Exploring Rojiroti’s influence on girls’ education in rural India: Understanding the mechanisms and pathways for change
Microfinance, the idea of giving small loans to those without access to formalised financial services, has been a widely adopted intervention since the 1990s. However, debates about the impacts of microfinance are ongoing and arguably intensifying. Critics argue that many of the mechanisms through which microfinance is delivered can lead to higher levels of poverty. Additionally, the fact that microfinance predominantly focuses on women has led to widespread feminist critiques that it does not consider wider structural constraints facing women. Increasingly, there have been calls to better understand the mechanisms through which microfinance organisations operate. This research explores Rojiroti microfinance, a grassroots and community-led organisation, designed by and for its members to support women from the most socio-economically marginalised groups in rural Bihar, India. This has led to a number of distinct operating mechanisms which differentiate it from the microfinance organisations subject to mainstream critique. This study seeks to assess whether Rojiroti’s distinct mechanisms have enabled positive changes for its women members. It aims to do this through looking at girls’ education, recognising that changes in girls’ education could be indicative of more widespread and longer-term shifts in gender equality. Theories of empowerment, with a foundation in the capability approach, are used to conceptualise pathways through which change may have occurred for Rojiroti members in relation to being able to support girls’ education. These pathways are firstly that, through membership, women may experience a change in their financial, social and cultural resources. They may then experience shifts in individual and collective agency which could influence their ability to support girls’ education.

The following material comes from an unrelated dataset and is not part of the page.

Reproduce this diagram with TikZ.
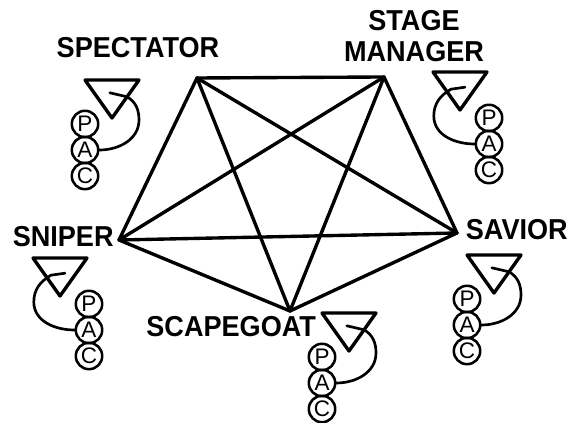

Secondary panel data were analysed and found that Rojiroti members experienced significant positive impacts on their spending on children’s education. Choosing to spend on education indicates a shift in women’s financial position, as well as a commitment to support children’s education. Subsequently, to understand in more depth the impact on girls’ education in particular, whether Rojiroti’s operating mechanisms had facilitated this change, and the pathways through which this change had occurred, twenty one-on-one interviews with Rojiroti staff and thirty focus group discussions with Rojiroti self-help group members were conducted. Findings demonstrate that Rojiroti’s low interest rates and flexible repayment mechanisms had particularly supported women to build up financial resources, which they then used to support girls’ education. Rojiroti’s focus on group cohesion and solidarity, and the fact it was predominantly women-led, led to increased social resources, and individual and collective agency that contributed to women’s increased ability to take decisions to support girls’ education and to challenge inequality in their homes and communities. Significant for those involved in microfinance, it appears that Rojiroti’s deep understanding of the context, and flexibility to adapt to the needs of its members, enabled positive change. In terms of longer-term gender transformative changes, the study cautions against interventions that focus purely on building up women’s financial resources. Social resources were essential for building skills which enabled women to advocate for, and challenge barriers inhibiting, girls’ education.